Comparison of the online and laboratory data sets consistently suggested that performance in the online SFT is similar to that in the laboratory SFT. The measures used in the current study rarely showed statistical evidence for differences between experiment environments. A noticeable difference was that practice effects were evident only in the online data set. This difference could be minimized by having more practice trials, as participants learn to reduce the flanker effect mainly in early trials (Ishigami & Klein, 2011; Ishigami et al., 2013). The systematic changes observed in some measures (i.e., flanker effect, linear slope parameter) between sessions in the online data set suggest that minimizing practice effects may enhance the reliability of the online SFT.

Finally, we replicated and extended Li et al. (2020), showing that the calibration pretests reliably estimated the two environmental variables necessary to ensure the flanker task is standardized across participants: pixel density of the computer screen and viewing distance to the screen.
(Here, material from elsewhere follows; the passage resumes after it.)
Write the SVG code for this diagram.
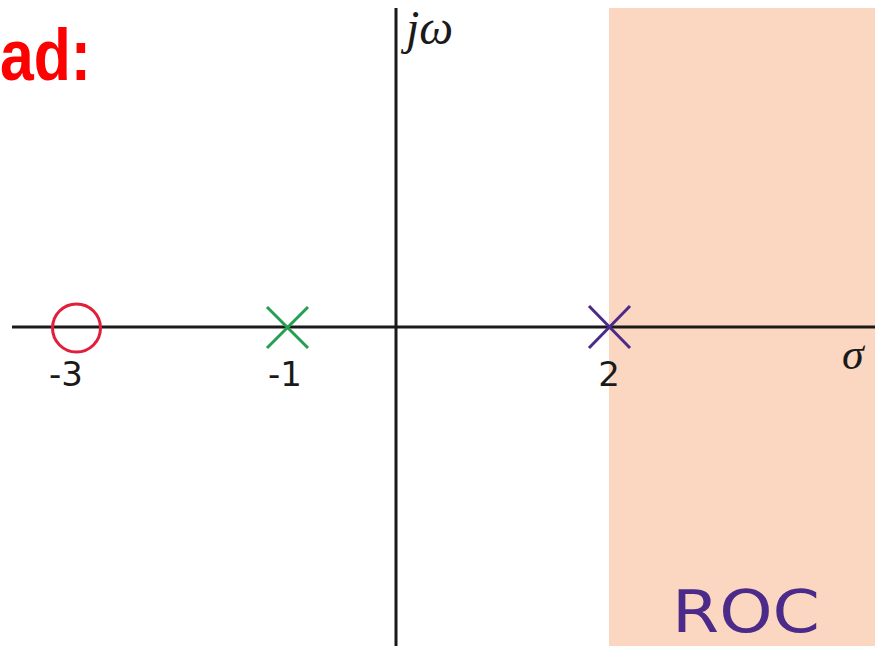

Test–retest reliability of both variables was high, with ICCs being close to or greater than 0.90. This finding reduces the concern about uncontrolled experimental environment for online tasks that require precise control over viewing distance and stimulus size.

In summary, we show that an online SFT is feasible, due in large part to the good precision and reliability of the calibration pretests. We also show that the online SFT can be a reliable task for studying spatial attention and inhibitory control, although researchers should be cognizant of possible practice effects. Unlike fixed-distance flanker tasks that typically rely on a single measure (i.e., flanker effect), the SFT provides multiple informative measures while keeping the task simple (respond only to the target object). RTs on incongruent trials and the mean flanker effect across distances, which have not been commonly used in previous studies, hold promise as novel and reliable measures that build on the widely used fixed-distance flanker effect.